Written By: nally on 06/30/15 at 6:13 pm

There's also "Rock And Roll Part 2" by Gary Glitter. The only sung words in that song are several occurrences of "Hey!"

Subject: Re: When is a song no longer an instrumental?

Written By: #Infinity on 07/01/15 at 6:16 am

Only if the vocals are part of a looped sample or simply used as a brief interlude, common in DJ and electronica music, would I still consider the song an instrumental.  If the song contains any lyrics that go beyond strictly phonetic use, then it's not an instrumental.  Metallica's To Live Is to Die, for example, does not count in my book because it contains a brief monologue towards the end of the track.

Subject: Re: When is a song no longer an instrumental?

Written By: yelimsexa on 07/01/15 at 6:18 am

Generally speaking, if the only words are infrequent chants/raps as what's been pointed out, yes. Remember though that way back in the early 20th century, many pop songs had an instrumental portion, followed by a vocal portion, and then another instrumental portion. This sort of diverged around the 1930s/40s Swing Era, where all-instrumentals and all-vocals started to predominate.
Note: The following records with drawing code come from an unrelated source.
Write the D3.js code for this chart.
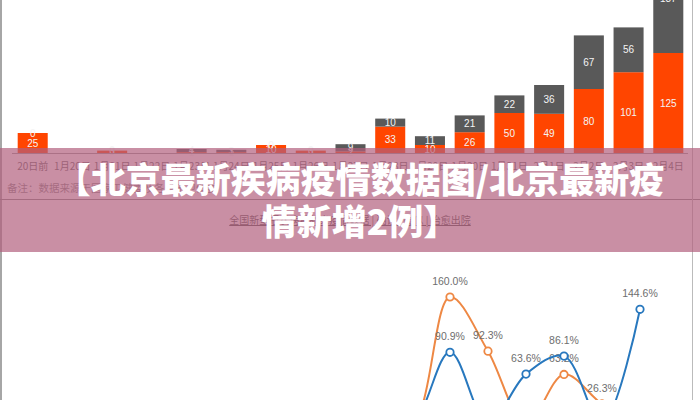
<!DOCTYPE html>
<html><head><meta charset="utf-8">
<script src="https://cdn.jsdelivr.net/npm/d3@7"></script>
<style>body{margin:0;background:#fff;} svg{display:block;}</style>
</head><body>
<svg id="c" width="700" height="400"></svg>
<script>
// ---- data ----
const categories = ["20日前","1月20日","1月21日","1月22日","1月23日","1月24日","1月25日","1月26日","1月27日","1月28日","1月29日","1月30日","1月31日","2月1日","2月2日","2月3日","2月4日"];
const orangeVals = [25,null,3,null,1,1,10,3,2,33,10,26,50,49,80,101,125];
const grayVals   = [0,null,0,null,4,3,0,0,9,10,11,21,22,36,67,56,137];
const lineDates = ["1月28日","1月29日","1月30日","1月31日","2月1日","2月2日","2月3日","2月4日"];
const rateBlue   = [2,2,90.9,2,63.6,86.1,2,144.6];
const rateOrange = [0,0,160.0,92.3,1,63.2,26.3,1];
const noteText = "备注：数据来源于国家卫健委及各省市卫健委";
const tabText = "全国新型冠状病毒肺炎疫情数据 | 确诊 | 疑似 | 治愈出院";
const titleLines = ["【北京最新疾病疫情数据图/北京最新疫","情新增2例】"];

const svg = d3.select("#c");
const CJK = "'Noto Sans CJK SC','Noto Sans',sans-serif";
const LAT = "'Liberation Sans','Noto Sans',sans-serif";

svg.append("rect").attr("width",700).attr("height",400).attr("fill","#fff");

// ---- bar chart ----
const x = d3.scaleBand().domain(categories).range([8,693]).padding(0.244);
const y = d3.scaleLinear().domain([0,100]).range([153,73]);

const bars = categories.map((c,i)=>({c, o:orangeVals[i], g:grayVals[i]})).filter(d=>d.o!==null);
const gB = svg.append("g");
bars.forEach(d=>{
  gB.append("rect").attr("x",x(d.c)).attr("width",x.bandwidth())
    .attr("y",y(d.o)).attr("height",y(0)-y(d.o)).attr("fill","#ff4500");
  gB.append("rect").attr("x",x(d.c)).attr("width",x.bandwidth())
    .attr("y",y(d.o+d.g)).attr("height",y(d.o)-y(d.o+d.g)).attr("fill","#595959");
});
bars.forEach(d=>{
  const cx = x(d.c)+x.bandwidth()/2;
  gB.append("text").attr("x",cx).attr("y",(y(0)+y(d.o))/2).attr("dy","0.35em")
    .attr("text-anchor","middle").attr("font-family",LAT).attr("font-size",10)
    .attr("fill","#f4f4f4").text(d.o);
  gB.append("text").attr("x",cx).attr("y",(y(d.o)+y(d.o+d.g))/2).attr("dy","0.35em")
    .attr("text-anchor","middle").attr("font-family",LAT).attr("font-size",10)
    .attr("fill","#f4f4f4").text(d.g);
});
// axis
const ax = svg.append("g").attr("transform","translate(0,153)")
  .call(d3.axisBottom(x).tickSize(0).tickPadding(10));
ax.select(".domain").attr("stroke","#999").attr("d","M12,0.5H688");
ax.selectAll("text").attr("font-family",CJK).attr("font-size",10).attr("fill","#666");

// note, divider, tabs
svg.append("text").attr("x",7).attr("y",192).attr("font-family",CJK).attr("font-size",10.5)
  .attr("fill","#888").text(noteText);
svg.append("line").attr("x1",0).attr("x2",700).attr("y1",199.5).attr("y2",199.5)
  .attr("stroke","#888").attr("stroke-width",1);
svg.append("text").attr("x",350).attr("y",224).attr("text-anchor","middle")
  .attr("font-family",CJK).attr("font-size",10).attr("fill","#555")
  .attr("text-decoration","underline").text(tabText);

// ---- line chart ----
const xl = d3.scalePoint().domain(lineDates).range([374,640]);
const yl = d3.scaleLinear().domain([0,160]).range([425,297]);
const line = d3.line().x((d,i)=>xl(lineDates[i])).y(d=>yl(d)).curve(d3.curveCatmullRom);
function series(vals,color){
  const g = svg.append("g");
  g.append("path").attr("d",line(vals)).attr("fill","none").attr("stroke",color).attr("stroke-width",2);
  vals.forEach((v,i)=>{
    g.append("circle").attr("cx",xl(lineDates[i])).attr("cy",yl(v)).attr("r",3.7)
      .attr("fill","#fff").attr("stroke",color).attr("stroke-width",1.8);
  });
  vals.forEach((v,i)=>{
    g.append("text").attr("x",xl(lineDates[i])).attr("y",yl(v)-12)
      .attr("text-anchor","middle").attr("font-family",LAT).attr("font-size",10.5)
      .attr("fill","#6e6e6e").text(v.toFixed(1)+"%");
  });
}
series(rateOrange,"#ee8844");
series(rateBlue,"#2878be");

// borders
svg.append("line").attr("x1",1).attr("x2",1).attr("y1",0).attr("y2",400).attr("stroke","#888").attr("stroke-width",1.5);
svg.append("line").attr("x1",692.5).attr("x2",692.5).attr("y1",0).attr("y2",400).attr("stroke","#bbb").attr("stroke-width",1);

// ---- overlay band + title ----
svg.append("rect").attr("x",0).attr("y",148).attr("width",700).attr("height",104)
  .attr("fill","rgb(178,95,126)").attr("fill-opacity",0.7);
titleLines.forEach((t,i)=>{
  svg.append("text").attr("x",360).attr("y",193+i*42).attr("text-anchor","middle")
    .attr("font-family",CJK).attr("font-weight",900).attr("font-size",35)
    .attr("fill","#fff").text(t);
});
</script>
</body></html>
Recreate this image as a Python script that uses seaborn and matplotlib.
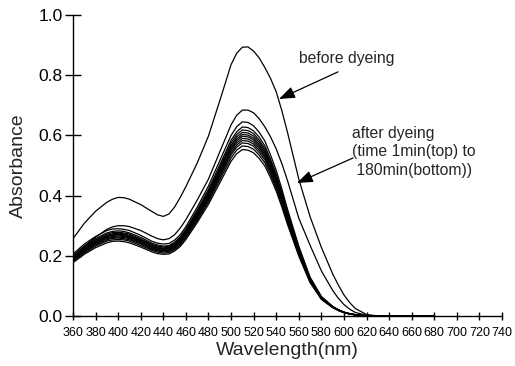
import numpy as np
import pandas as pd
import matplotlib
matplotlib.use("Agg")
import matplotlib.pyplot as plt
import seaborn as sns

# ---------------- data ----------------
wavelength = [360, 370, 380, 390, 395, 400, 405, 410, 420, 430,
              435, 440, 445, 450, 455, 460, 470, 480, 490, 500,
              505, 510, 515, 520, 525, 530, 535, 540, 545, 550, 560, 570,
              580, 590, 595, 600, 605, 610, 620,
              630, 640, 650, 660, 670, 680]

before_dyeing = [0.257, 0.308, 0.348, 0.378, 0.388, 0.394, 0.393, 0.388, 0.370, 0.347,
                 0.336, 0.331, 0.339, 0.362, 0.394, 0.430, 0.508, 0.598, 0.715, 0.835,
                 0.873, 0.893, 0.894, 0.880, 0.857, 0.825, 0.789, 0.745, 0.682, 0.610, 0.455, 0.330,
                 0.228, 0.140, 0.103, 0.070, 0.045, 0.025, 0.005,
                 0, 0, 0, 0, 0, 0]

after_1min = [0.198, 0.232, 0.262, 0.288, 0.296, 0.300, 0.300, 0.297, 0.284, 0.265,
              0.257, 0.253, 0.257, 0.270, 0.292, 0.320, 0.385, 0.455, 0.545, 0.635,
              0.667, 0.684, 0.684, 0.675, 0.655, 0.628, 0.595, 0.555, 0.506, 0.450, 0.325, 0.235,
              0.150, 0.085, 0.059, 0.038, 0.023, 0.012, 0.002,
              0, 0, 0, 0, 0, 0]
after_2 = [0.206, 0.239, 0.264, 0.284, 0.289, 0.290, 0.288, 0.284, 0.268, 0.248,
           0.242, 0.239, 0.241, 0.252, 0.270, 0.297, 0.361, 0.432, 0.516, 0.600,
           0.629, 0.645, 0.643, 0.632, 0.610, 0.581, 0.535, 0.484, 0.422, 0.355, 0.232, 0.129,
           0.065, 0.032, 0.021, 0.013, 0.008, 0.005, 0,
           0, 0, 0, 0, 0, 0]
after_3 = [0.201, 0.232, 0.257, 0.276, 0.281, 0.283, 0.281, 0.276, 0.261, 0.242,
           0.236, 0.232, 0.234, 0.245, 0.263, 0.289, 0.352, 0.421, 0.502, 0.584,
           0.612, 0.628, 0.626, 0.615, 0.594, 0.565, 0.521, 0.471, 0.411, 0.345, 0.226, 0.126,
           0.063, 0.031, 0.021, 0.013, 0.008, 0.004, 0,
           0, 0, 0, 0, 0, 0]
after_4 = [0.198, 0.229, 0.253, 0.272, 0.277, 0.278, 0.276, 0.272, 0.256, 0.238,
           0.232, 0.229, 0.231, 0.241, 0.258, 0.284, 0.346, 0.414, 0.494, 0.575,
           0.603, 0.618, 0.616, 0.606, 0.584, 0.556, 0.513, 0.464, 0.405, 0.340, 0.222, 0.124,
           0.062, 0.031, 0.020, 0.012, 0.007, 0.004, 0,
           0, 0, 0, 0, 0, 0]
after_5 = [0.195, 0.226, 0.250, 0.268, 0.273, 0.275, 0.273, 0.268, 0.253, 0.235,
           0.229, 0.226, 0.228, 0.238, 0.255, 0.281, 0.342, 0.409, 0.488, 0.567,
           0.595, 0.610, 0.608, 0.598, 0.577, 0.549, 0.506, 0.458, 0.400, 0.336, 0.220, 0.122,
           0.061, 0.031, 0.020, 0.012, 0.007, 0.004, 0,
           0, 0, 0, 0, 0, 0]
after_6 = [0.193, 0.223, 0.247, 0.265, 0.270, 0.271, 0.270, 0.265, 0.250, 0.232,
           0.226, 0.223, 0.225, 0.235, 0.252, 0.277, 0.338, 0.404, 0.482, 0.561,
           0.588, 0.603, 0.601, 0.591, 0.570, 0.543, 0.500, 0.452, 0.395, 0.332, 0.217, 0.121,
           0.060, 0.030, 0.020, 0.012, 0.007, 0.004, 0,
           0, 0, 0, 0, 0, 0]
after_7 = [0.191, 0.221, 0.245, 0.263, 0.268, 0.269, 0.267, 0.263, 0.248, 0.230,
           0.224, 0.221, 0.223, 0.233, 0.250, 0.275, 0.334, 0.400, 0.478, 0.555,
           0.582, 0.597, 0.595, 0.585, 0.564, 0.537, 0.496, 0.448, 0.391, 0.328, 0.215, 0.119,
           0.060, 0.030, 0.020, 0.012, 0.007, 0.004, 0,
           0, 0, 0, 0, 0, 0]
after_8 = [0.189, 0.218, 0.242, 0.260, 0.264, 0.266, 0.264, 0.260, 0.245, 0.227,
           0.221, 0.218, 0.220, 0.230, 0.247, 0.271, 0.330, 0.395, 0.472, 0.549,
           0.575, 0.590, 0.588, 0.578, 0.558, 0.531, 0.490, 0.443, 0.386, 0.325, 0.212, 0.118,
           0.059, 0.030, 0.020, 0.012, 0.007, 0.004, 0,
           0, 0, 0, 0, 0, 0]
after_9 = [0.187, 0.216, 0.239, 0.257, 0.261, 0.262, 0.261, 0.257, 0.242, 0.224,
           0.219, 0.216, 0.218, 0.227, 0.244, 0.268, 0.326, 0.391, 0.466, 0.542,
           0.568, 0.583, 0.581, 0.571, 0.551, 0.525, 0.484, 0.437, 0.382, 0.321, 0.210, 0.117,
           0.058, 0.029, 0.019, 0.012, 0.007, 0.004, 0,
           0, 0, 0, 0, 0, 0]
after_10 = [0.184, 0.213, 0.236, 0.253, 0.258, 0.259, 0.257, 0.253, 0.239, 0.221,
            0.216, 0.213, 0.215, 0.224, 0.240, 0.265, 0.322, 0.385, 0.460, 0.535,
            0.561, 0.575, 0.573, 0.564, 0.543, 0.518, 0.477, 0.431, 0.377, 0.316, 0.207, 0.115,
            0.058, 0.029, 0.019, 0.012, 0.007, 0.004, 0,
            0, 0, 0, 0, 0, 0]
after_11 = [0.181, 0.209, 0.232, 0.249, 0.253, 0.254, 0.253, 0.249, 0.234, 0.218,
            0.212, 0.209, 0.211, 0.220, 0.236, 0.260, 0.316, 0.379, 0.452, 0.525,
            0.551, 0.565, 0.563, 0.554, 0.534, 0.509, 0.469, 0.424, 0.370, 0.311, 0.203, 0.113,
            0.057, 0.028, 0.019, 0.011, 0.007, 0.004, 0,
            0, 0, 0, 0, 0, 0]
after_180min = [0.177, 0.205, 0.227, 0.243, 0.248, 0.249, 0.247, 0.243, 0.229, 0.213,
                0.207, 0.205, 0.206, 0.216, 0.231, 0.254, 0.310, 0.371, 0.442, 0.514,
                0.539, 0.553, 0.551, 0.542, 0.523, 0.498, 0.459, 0.415, 0.362, 0.304, 0.199, 0.111,
                0.055, 0.028, 0.018, 0.011, 0.007, 0.004, 0,
                0, 0, 0, 0, 0, 0]

series = {
    "before": before_dyeing,
    "a01": after_1min, "a02": after_2, "a03": after_3, "a04": after_4,
    "a05": after_5, "a06": after_6, "a07": after_7, "a08": after_8,
    "a09": after_9, "a10": after_10, "a11": after_11, "a12": after_180min,
}

x_ticks = list(range(360, 741, 20))
y_ticks = [0.0, 0.2, 0.4, 0.6, 0.8, 1.0]

rows = []
for name, vals in series.items():
    for w, a in zip(wavelength, vals):
        rows.append({"wavelength": w, "absorbance": a, "curve": name})
df = pd.DataFrame(rows)

# ---------------- style ----------------
sns.set_theme(style="ticks")
plt.rcParams["font.family"] = ["Liberation Sans", "DejaVu Sans"]

fig = plt.figure(figsize=(5.15, 3.66), dpi=100)
ax = fig.add_axes([73 / 515, 1 - 316 / 366, (502 - 73) / 515, (316 - 15) / 366])

sns.lineplot(data=df, x="wavelength", y="absorbance", hue="curve",
             palette=["black"] * len(series), linewidth=0.9, legend=False,
             ax=ax, estimator=None, sort=True)

ax.set_xlim(360, 740)
ax.set_ylim(0, 1.0)
ax.set_xticks(x_ticks)
ax.set_xticklabels([str(t) for t in x_ticks], fontsize=9)
ax.set_yticks(y_ticks)
ax.set_yticklabels([f"{t:.1f}" for t in y_ticks], fontsize=12.5)
for s in ["top", "right"]:
    ax.spines[s].set_visible(False)
for s in ["left", "bottom"]:
    ax.spines[s].set_color("black")
    ax.spines[s].set_linewidth(1.0)
ax.tick_params(axis="y", direction="inout", length=11, width=1, pad=2, colors="black")
ax.tick_params(axis="x", direction="inout", length=6, width=1, pad=5, colors="black")

ax.set_xlabel("Wavelength(nm)", fontsize=14, labelpad=2)
ax.set_ylabel("Absorbance", fontsize=14, labelpad=8)

# annotations
ax.text(602.7, 0.857, "before dyeing", fontsize=11.3, ha="center", va="center")
ax.annotate("", xy=(542.5, 0.721), xytext=(594.7, 0.811),
            arrowprops=dict(arrowstyle="-|>,head_length=0.8,head_width=0.3",
                            color="black", lw=0.9, shrinkA=0, shrinkB=0))
ax.text(607.5, 0.545, "after dyeing\n(time 1min(top) to\n 180min(bottom))",
        fontsize=11.3, ha="left", va="center", linespacing=1.3)
ax.annotate("", xy=(558.4, 0.442), xytext=(608.0, 0.525),
            arrowprops=dict(arrowstyle="-|>,head_length=0.8,head_width=0.3",
                            color="black", lw=0.9, shrinkA=0, shrinkB=0))

fig.savefig("out.png", dpi=100)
I consider such songs as "Instrumental/Vocal" or vice-versa. Songs that have a singing portion for greater than say 15 seconds but less than approximately a quarter of the song are what I consider "mainly instrumental" like the Elton John song above.

Another good "instrumental" with just a short singing portion at the end is MFSB's TSOP. However, I'd consider the versions done for the TV show Soul Train to be a "mainly instrumental" since the name of the show is sung numerous times and "People All Over The World" is also added in.